A revista Granta em Língua Portuguesa, publicada pelas Edições Tinta-da-china, chega ao número 12, com o justíssimo título «Quente», até porque este volume foi lançado agora em Agosto. Ainda não terminámos este Verão, mas consta que 2023 foi o ano mais quente da História. Este mais recente número da revista literária dirigida por Pedro Mexia e Gustavo Pacheco reúne textos de autores de língua portuguesa, convidados a escrever textos originais, como Beatriz Batarda, Claudia Clemente, Breno Kümmel, assim como José Carlos Barros (com um conto sobre o desespero no isolamento rural do sul de um país, onde a paisagem abandonada se parece apenas transformar em pasto de incêndio – enquanto outros incêndios, amorosos e virais, nos queimam por dentro), João Sousa Cardoso (com um ensaio sobre a febre dos turistas aos museus ardidos cujas colecções ainda assim sobrevivem ao fogo, nesta nova era de registos virtuais), Natalia Borges Polesso, Waldson Sousa e Gustavo Pacheco – que com esta edição encerra os seus 5 anos de colaboração.
A revista conta ainda com o contributo de escritores internacionais consagrados, como Alejandro Zambra (com um texto autobiográfico do seu mais recente livro, Literatura infantil), Lauren Oyler, Hanif Kureishi (que fala sobre a repressão da alegria física e do ritmo quente num Estado repressivo e militarista), Bruna Kalil Othero, Patricio Pron, Owen Sheers. Há textos traduzidos por tradutores sobejamente conhecidos, como Guilherme Pires, Alda Rodrigues ou Elsa T.S. Vieira.
A direcção de imagem é de Daniel Blaufuks. Há dois ensaios fotográficos, um de Luiza Baldan e outro de Mário Macilau.
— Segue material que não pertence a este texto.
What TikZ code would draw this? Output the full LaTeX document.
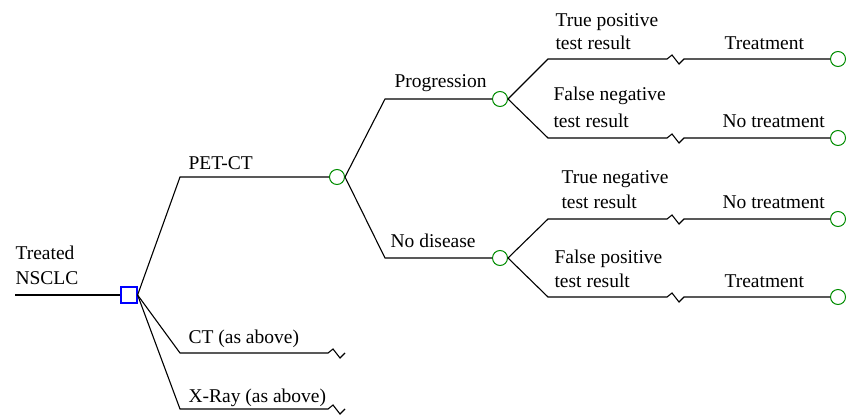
\documentclass[tikz,border=0pt]{standalone}
\usepackage{fontspec}
\setmainfont{Liberation Serif}
\newfontfamily\treefont{Liberation Serif}
\usepackage{tikz}

\begin{document}
\begin{tikzpicture}[x=1pt,y=-1pt,line width=1.1pt]
\tikzstyle{every node}+=[inner sep=0pt]
\tikzstyle{decision}=[draw=blue, line width=1.2pt, minimum size=16pt]
\tikzstyle{chance}=[draw=green!55!black, circle, line width=1pt, minimum size=15pt]
\tikzstyle{lbl}=[anchor=base west, font=\treefont\fontsize{19.5}{23}\selectfont]
\tikzstyle{brk}=[to path={-- ([xshift=119pt]\tikztostart) -- ++(5,-4) -- ++(7,9) -- ++(5,-5) -- (\tikztotarget)}]
\useasboundingbox (0,0) rectangle (850,417);
% decision
\coordinate (in) at (15,295);
\node [decision] (dec) at (129,295) {};
\node [lbl] (treated) at (15,259) {Treated};
\node [lbl] (nsclc) at (15,284) {NSCLC};
\draw (in) -- (dec.west);
% strategies
\coordinate (pet) at (180,177);
\coordinate (ct) at (180,353);
\coordinate (xray) at (180,409);
\coordinate (ctend) at (328,353);
\coordinate (xrayend) at (328,409);
\node [chance] (c1) at (337,177) {};
\draw (dec.east) -- (pet) -- (c1.west);
\draw (dec.east) -- (ct) -- (ctend) -- ++(5,-4) -- ++(7,9) -- ++(5,-5);
\draw (dec.east) -- (xray) -- (xrayend) -- ++(5,-4) -- ++(7,9) -- ++(5,-5);
\node [lbl] (petlbl) at (188,169) {PET-CT};
\node [lbl] (ctlbl) at (188,343) {CT (as above)};
\node [lbl] (xraylbl) at (188,402) {X-Ray (as above)};
% disease status
\coordinate (prog) at (385,99);
\coordinate (nodis) at (385,258);
\node [chance] (c2) at (500,99) {};
\node [chance] (c3) at (500,258) {};
\draw (c1.east) -- (prog) -- (c2.west);
\draw (c1.east) -- (nodis) -- (c3.west);
\node [lbl] (proglbl) at (394,88) {Progression};
\node [lbl] (nodislbl) at (390,247) {No disease};
% test results
\coordinate (tp) at (548,59);
\coordinate (fn) at (548,138);
\coordinate (tn) at (548,219);
\coordinate (fp) at (548,297);
\node [chance] (t1) at (838,59) {};
\node [chance] (t2) at (838,138) {};
\node [chance] (t3) at (838,219) {};
\node [chance] (t4) at (838,297) {};
\draw (c2.east) -- (tp) to [brk] (t1.west);
\draw (c2.east) -- (fn) to [brk] (t2.west);
\draw (c3.east) -- (tn) to [brk] (t3.west);
\draw (c3.east) -- (fp) to [brk] (t4.west);
\node [lbl] (tpa) at (555,27) {True positive};
\node [lbl] (tpb) at (555,50) {test result};
\node [lbl] (fna) at (553,101) {False negative};
\node [lbl] (fnb) at (553,127) {test result};
\node [lbl] (tna) at (561,183) {True negative};
\node [lbl] (tnb) at (561,208) {test result};
\node [lbl] (fpa) at (554,263) {False positive};
\node [lbl] (fpb) at (554,287) {test result};
\node [lbl] (tr1) at (724,50) {Treatment};
\node [lbl] (tr2) at (722,127) {No treatment};
\node [lbl] (tr3) at (722,208) {No treatment};
\node [lbl] (tr4) at (724,287) {Treatment};
\end{tikzpicture}
\end{document}
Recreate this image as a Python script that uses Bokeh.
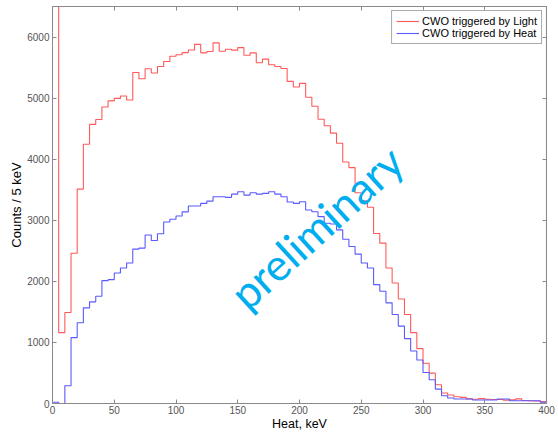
import numpy as np
from bokeh.plotting import figure
from bokeh.models import LinearAxis, Range1d, FixedTicker, Legend, LegendItem, Label
from bokeh.embed import file_html
from bokeh.resources import INLINE

# Histogram bin edges (keV), 5 keV bins
bin_width = 5
red_counts = [9000, 1160, 1490, 2460, 3510, 4245, 4570, 4650, 4855, 4955,
              4995, 5035, 4970, 5420, 5318, 5480, 5410, 5518, 5600, 5685,
              5710, 5745, 5788, 5880, 5741, 5763, 5904, 5768, 5801, 5785,
              5827, 5703, 5741, 5578, 5638, 5546, 5518, 5485, 5274, 5182,
              5241, 5013, 4866, 4655, 4547, 4427, 4262, 3955, 3862, 3450,
              3320, 3212, 2783, 2625, 2218, 1974, 1710, 1458, 1160, 899,
              660, 497, 306, 171, 138, 111, 101, 75, 70, 80,
              70, 65, 65, 55, 60, 75, 50, 45, 40, 30]
blue_counts = [20, 0, 290, 1078, 1322, 1566, 1664, 1756, 2011, 2028,
               2137, 2218, 2300, 2528, 2544, 2760, 2668, 2780, 2972, 3016,
               3070, 3138, 3233, 3233, 3277, 3314, 3385, 3385, 3375, 3428,
               3466, 3412, 3450, 3428, 3440, 3466, 3428, 3385, 3298, 3277,
               3303, 3168, 3140, 3059, 2951, 2940, 2842, 2690, 2570, 2446,
               2300, 2218, 1946, 1837, 1648, 1458, 1267, 1062, 860, 713,
               508, 388, 236, 127, 90, 73, 73, 73, 57, 57,
               57, 57, 73, 73, 46, 46, 46, 46, 46, 20,
               9000]  # last entry: overflow bin at 400 keV
x_ticks = [0, 50, 100, 150, 200, 250, 300, 350, 400]
y_ticks = [0, 1000, 2000, 3000, 4000, 5000, 6000]
series_names = ["CWO triggered by Light", "CWO triggered by Heat"]


def stairs(counts):
    edges = np.arange(len(counts) + 1) * bin_width
    xs = np.repeat(edges, 2)[1:-1]
    ys = np.repeat(np.asarray(counts, dtype=float), 2)
    return xs, ys


p = figure(width=558, height=433, x_range=Range1d(0, 400), y_range=Range1d(0, 6500),
           output_backend="svg", toolbar_location=None,
           min_border_left=52, min_border_right=12, min_border_top=6, min_border_bottom=28)
p.background_fill_color = "white"
p.border_fill_color = "white"
p.outline_line_color = "#8a8a8a"
p.grid.visible = False

rx, ry = stairs(red_counts)
bx, by = stairs(blue_counts)
r_red = p.line(rx, ry, line_color="#ff5a5a", line_width=1.1)
r_blue = p.line(bx, by, line_color="#5a5aff", line_width=1.1)

axis_gray = "#8a8a8a"
label_gray = "#555555"
for ax in [p.xaxis[0], p.yaxis[0]]:
    ax.axis_line_color = axis_gray
    ax.major_tick_line_color = axis_gray
    ax.major_tick_in = 4
    ax.major_tick_out = 0
    ax.minor_tick_line_color = None
    ax.major_label_text_font = "Liberation Sans"
    ax.major_label_text_font_size = "10px"
    ax.major_label_text_color = label_gray
    ax.axis_label_text_font = "Liberation Sans"
    ax.axis_label_text_font_style = "normal"
    ax.axis_label_text_color = "black"

p.xaxis[0].ticker = FixedTicker(ticks=x_ticks)
p.yaxis[0].ticker = FixedTicker(ticks=y_ticks)
p.xaxis[0].axis_label = "Heat, keV"
p.yaxis[0].axis_label = "Counts / 5 keV"
p.xaxis[0].axis_label_text_font_size = "12.5px"
p.yaxis[0].axis_label_text_font_size = "13px"
p.xaxis[0].major_label_standoff = 2
p.xaxis[0].axis_label_standoff = 0
p.yaxis[0].major_label_standoff = 3
p.yaxis[0].axis_label_standoff = 0

# mirrored axes (ticks only) on top and right
top_ax = LinearAxis(ticker=FixedTicker(ticks=x_ticks))
right_ax = LinearAxis(ticker=FixedTicker(ticks=y_ticks))
for ax in [top_ax, right_ax]:
    ax.axis_line_color = axis_gray
    ax.major_tick_line_color = axis_gray
    ax.major_tick_in = 4
    ax.major_tick_out = 0
    ax.minor_tick_line_color = None
    ax.major_label_text_color = None
    ax.major_label_text_font_size = "1px"
    ax.major_label_standoff = 0
p.add_layout(top_ax, "above")
p.add_layout(right_ax, "right")

legend = Legend(items=[LegendItem(label=series_names[0], renderers=[r_red]),
                       LegendItem(label=series_names[1], renderers=[r_blue])],
                location="top_right")
legend.margin = 4
legend.padding = 4
legend.spacing = 0
legend.label_height = 12
legend.glyph_height = 12
legend.glyph_width = 23
legend.label_standoff = 3
legend.label_text_font = "Liberation Sans"
legend.label_text_font_size = "11px"
legend.label_text_color = "black"
legend.border_line_color = "#555555"
legend.border_line_width = 1
legend.background_fill_alpha = 1
p.add_layout(legend)

watermark = Label(x=213.5, y=2890, text="preliminary", angle=0.74,
                  text_align="center", text_baseline="middle",
                  text_font="Lato", text_font_size="44px", text_color="#00aeef")
p.add_layout(watermark)

open("out.html", "w").write(file_html(p, INLINE))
«Agora tudo é quente. A temperatura, a identidade, os museus, o galanteio, os pronomes, as estátuas, tudo. O conflito existe em todas as sociedades humanas e em todos os humanos, mas durante os últimos séculos convencemo‑nos de que a ‘razão’, a ‘democracia’, a ‘esfera pública’ e o ‘debate’ enquadravam o conflito. Isso terá acabado, ou acabado por agora. Há virtudes no fim dos consensos, dos cânones, dos valores universais? Talvez haja, mas são mais os perigos.» (no Prefácio de Pedro Mexia)
O tema «Quente» escolhido para dar mote a esta edição desdobra-se, na verdade, em diversas e surpreendentes temáticas: desde as alterações climáticas a aventuras em águas termais, passando ainda pelos efeitos do calor no corpo ou pelo lançamento da primeira bomba de hidrogénio da Grã-Bretanha, criadora de um clarão, aceso como o próprio universo, que cegou as aves.
Afirma Gustavo Pacheco, num segundo Prefácio, que:
«No princípio era o Quente — e no final também. Há algo de tristemente irônico no fato de que o ser humano só pode existir onde há calor, e ao mesmo tempo sua existência esteja ameaçada pelo calor que ele mesmo gerou. O escritor indiano Amitav Ghosh, no livro O grande desatino: mudanças climáticas e o impensável, argumenta que a crise que vivemos é resultado da incapacidade das sociedades modernas de reconhecer e enfrentar a magnitude das mudanças climáticas, e que essa incapacidade se manifesta tanto na política quanto na ficção contemporânea.»